Direction → Reproduce the entries word for word, and omit any picture you find in them.

(Plotting code records)
= = = =

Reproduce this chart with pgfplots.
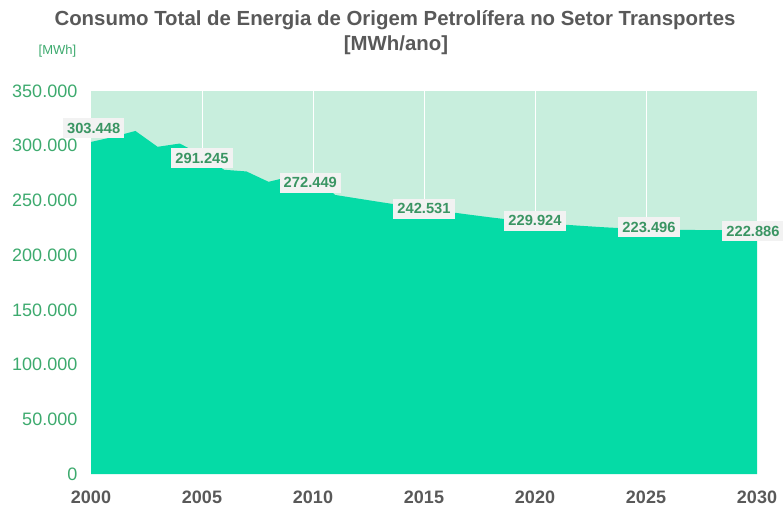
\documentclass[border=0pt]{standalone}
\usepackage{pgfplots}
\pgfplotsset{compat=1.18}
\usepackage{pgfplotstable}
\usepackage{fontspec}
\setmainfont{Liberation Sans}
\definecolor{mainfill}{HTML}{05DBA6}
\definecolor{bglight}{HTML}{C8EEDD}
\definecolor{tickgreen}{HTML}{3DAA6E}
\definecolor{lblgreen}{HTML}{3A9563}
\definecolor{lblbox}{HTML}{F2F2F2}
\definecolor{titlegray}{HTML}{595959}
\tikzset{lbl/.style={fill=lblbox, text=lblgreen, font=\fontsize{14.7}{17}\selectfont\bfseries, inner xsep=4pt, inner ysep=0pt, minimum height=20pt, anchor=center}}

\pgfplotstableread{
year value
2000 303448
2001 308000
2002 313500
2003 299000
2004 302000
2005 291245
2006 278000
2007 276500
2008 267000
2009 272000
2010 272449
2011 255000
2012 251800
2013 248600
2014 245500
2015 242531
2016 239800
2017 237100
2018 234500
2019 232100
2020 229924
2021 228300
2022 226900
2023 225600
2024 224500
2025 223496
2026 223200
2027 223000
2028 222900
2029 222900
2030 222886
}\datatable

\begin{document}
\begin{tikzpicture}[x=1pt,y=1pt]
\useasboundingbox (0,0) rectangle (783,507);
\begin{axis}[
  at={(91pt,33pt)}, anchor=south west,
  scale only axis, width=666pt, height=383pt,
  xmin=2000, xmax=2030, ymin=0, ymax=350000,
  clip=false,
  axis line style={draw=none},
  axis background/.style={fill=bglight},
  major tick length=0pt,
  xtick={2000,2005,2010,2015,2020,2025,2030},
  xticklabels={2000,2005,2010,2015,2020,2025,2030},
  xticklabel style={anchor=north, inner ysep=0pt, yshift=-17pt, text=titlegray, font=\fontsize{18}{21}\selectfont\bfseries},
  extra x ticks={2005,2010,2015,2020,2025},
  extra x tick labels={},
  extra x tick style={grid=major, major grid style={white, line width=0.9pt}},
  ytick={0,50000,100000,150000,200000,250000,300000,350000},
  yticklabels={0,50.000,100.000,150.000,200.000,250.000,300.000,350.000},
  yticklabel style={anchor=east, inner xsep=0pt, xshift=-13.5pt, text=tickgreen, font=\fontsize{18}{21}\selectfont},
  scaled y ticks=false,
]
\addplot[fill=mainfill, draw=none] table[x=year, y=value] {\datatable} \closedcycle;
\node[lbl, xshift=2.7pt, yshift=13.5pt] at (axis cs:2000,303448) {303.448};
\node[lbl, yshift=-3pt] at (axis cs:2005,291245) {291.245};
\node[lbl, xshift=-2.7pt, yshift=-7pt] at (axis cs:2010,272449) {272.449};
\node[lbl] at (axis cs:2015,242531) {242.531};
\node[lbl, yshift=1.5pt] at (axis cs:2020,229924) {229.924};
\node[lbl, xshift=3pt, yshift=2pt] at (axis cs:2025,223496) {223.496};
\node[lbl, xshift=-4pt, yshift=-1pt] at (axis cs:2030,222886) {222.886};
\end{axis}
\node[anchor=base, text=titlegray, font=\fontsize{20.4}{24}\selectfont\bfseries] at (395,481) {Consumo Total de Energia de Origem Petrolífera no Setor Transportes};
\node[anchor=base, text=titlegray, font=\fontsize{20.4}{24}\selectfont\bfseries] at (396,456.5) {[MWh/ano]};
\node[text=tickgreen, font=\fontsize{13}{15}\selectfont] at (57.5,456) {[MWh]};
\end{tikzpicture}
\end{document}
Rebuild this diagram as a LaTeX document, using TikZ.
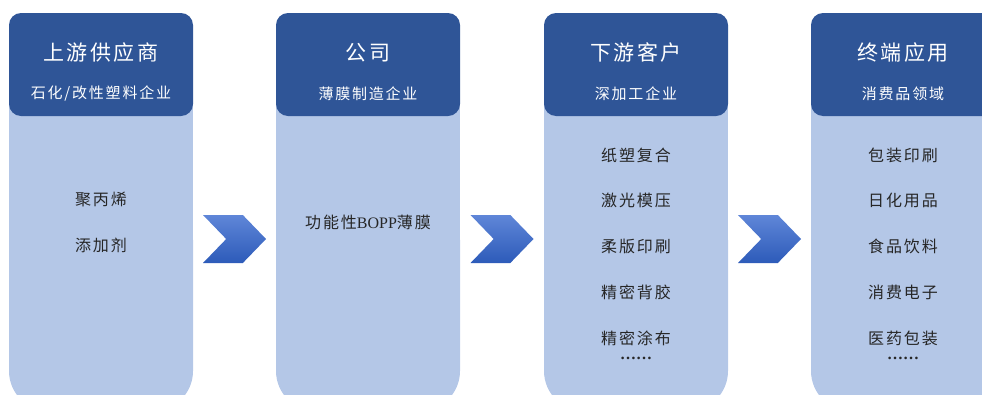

= = = =

Correct result →
Reproduce this chart with pgfplots.
\documentclass[border=0pt]{standalone}
\usepackage{pgfplots}
\pgfplotsset{compat=1.18}
\usepackage{pgfplotstable}
\usepackage{fontspec}
\setmainfont{Liberation Sans}
\definecolor{mainfill}{HTML}{05DBA6}
\definecolor{bglight}{HTML}{C8EEDD}
\definecolor{tickgreen}{HTML}{3DAA6E}
\definecolor{lblgreen}{HTML}{3A9563}
\definecolor{lblbox}{HTML}{F2F2F2}
\definecolor{titlegray}{HTML}{595959}
\tikzset{lbl/.style={fill=lblbox, text=lblgreen, font=\fontsize{14.7}{17}\selectfont\bfseries, inner xsep=4pt, inner ysep=0pt, minimum height=20pt, anchor=center}}

\pgfplotstableread{
year value
2000 303448
2001 308000
2002 313500
2003 299000
2004 302000
2005 291245
2006 278000
2007 276500
2008 267000
2009 272000
2010 272449
2011 255000
2012 251800
2013 248600
2014 245500
2015 242531
2016 239800
2017 237100
2018 234500
2019 232100
2020 229924
2021 228300
2022 226900
2023 225600
2024 224500
2025 223496
2026 223200
2027 223000
2028 222900
2029 222900
2030 222886
}\datatable

\begin{document}
\begin{tikzpicture}[x=1pt,y=1pt]
\useasboundingbox (0,0) rectangle (783,507);
\begin{axis}[
  at={(91pt,33pt)}, anchor=south west,
  scale only axis, width=666pt, height=383pt,
  xmin=2000, xmax=2030, ymin=0, ymax=350000,
  clip=false,
  axis line style={draw=none},
  axis background/.style={fill=bglight},
  major tick length=0pt,
  xtick={2000,2005,2010,2015,2020,2025,2030},
  xticklabels={2000,2005,2010,2015,2020,2025,2030},
  xticklabel style={anchor=north, inner ysep=0pt, yshift=-17pt, text=titlegray, font=\fontsize{18}{21}\selectfont\bfseries},
  extra x ticks={2005,2010,2015,2020,2025},
  extra x tick labels={},
  extra x tick style={grid=major, major grid style={white, line width=0.9pt}},
  ytick={0,50000,100000,150000,200000,250000,300000,350000},
  yticklabels={0,50.000,100.000,150.000,200.000,250.000,300.000,350.000},
  yticklabel style={anchor=east, inner xsep=0pt, xshift=-13.5pt, text=tickgreen, font=\fontsize{18}{21}\selectfont},
  scaled y ticks=false,
]
\addplot[fill=mainfill, draw=none] table[x=year, y=value] {\datatable} \closedcycle;
\node[lbl, xshift=2.7pt, yshift=13.5pt] at (axis cs:2000,303448) {303.448};
\node[lbl, yshift=-3pt] at (axis cs:2005,291245) {291.245};
\node[lbl, xshift=-2.7pt, yshift=-7pt] at (axis cs:2010,272449) {272.449};
\node[lbl] at (axis cs:2015,242531) {242.531};
\node[lbl, yshift=1.5pt] at (axis cs:2020,229924) {229.924};
\node[lbl, xshift=3pt, yshift=2pt] at (axis cs:2025,223496) {223.496};
\node[lbl, xshift=-4pt, yshift=-1pt] at (axis cs:2030,222886) {222.886};
\end{axis}
\node[anchor=base, text=titlegray, font=\fontsize{20.4}{24}\selectfont\bfseries] at (395,481) {Consumo Total de Energia de Origem Petrolífera no Setor Transportes};
\node[anchor=base, text=titlegray, font=\fontsize{20.4}{24}\selectfont\bfseries] at (396,456.5) {[MWh/ano]};
\node[text=tickgreen, font=\fontsize{13}{15}\selectfont] at (57.5,456) {[MWh]};
\end{tikzpicture}
\end{document}
Rebuild this diagram as a LaTeX document, using TikZ.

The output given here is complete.